Malgré le caractère critique et stratégique des activités d’Alstom (chaudières des centrales nucléaires, chaudières des porte-avions nucléaires, renseignement satellitaire) et malgré les actions d’Arnaud Montebourg, alors Ministre de l’Economie, qui réalise assez vite ce qui est en train de se tramer, les Américains parviendront à leurs fins.
Au passage, Pierucci aura servi de bouc émissaire et de lampiste, aura vu sa vie brisée mais sera également devenu un spécialiste du FCPA au point d’avoir, depuis sa libération, monté une structure de conseil qui cherche à alerter les Comités Exécutifs des plus grands groupes français sur les risques encourus et les moyens de s’en prémunir.
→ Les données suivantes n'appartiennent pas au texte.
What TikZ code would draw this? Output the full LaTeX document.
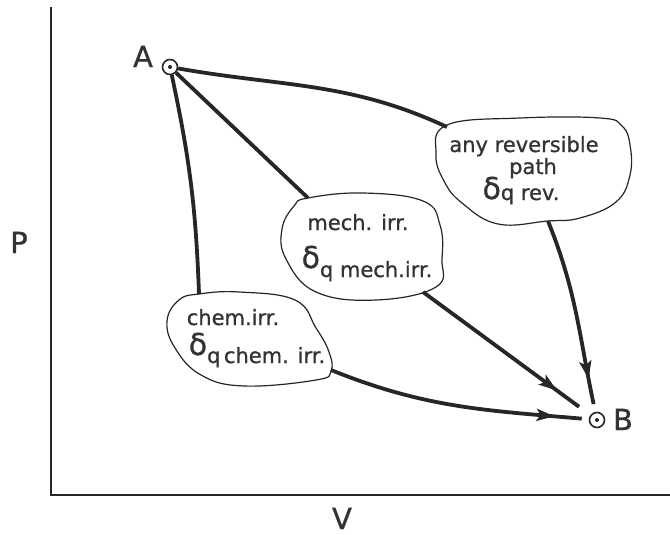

Ecrit comme un polar, ce livre est passionnant et démontre, à ceux qui en douteraient encore, que nos meilleurs ennemis ne sont pas nécessairement ceux que l’on croit. Comme l’avait compris Mitterrand en son temps, nous sommes en guerre économique avec les Etats-Unis et l’Europe semble encore bien timide pour réagir et se doter de moyens de rétorsion et de protection. A terme, c’est une vassalisation complète de nos économies qui nous pend au nez si nous n’y prenons garde.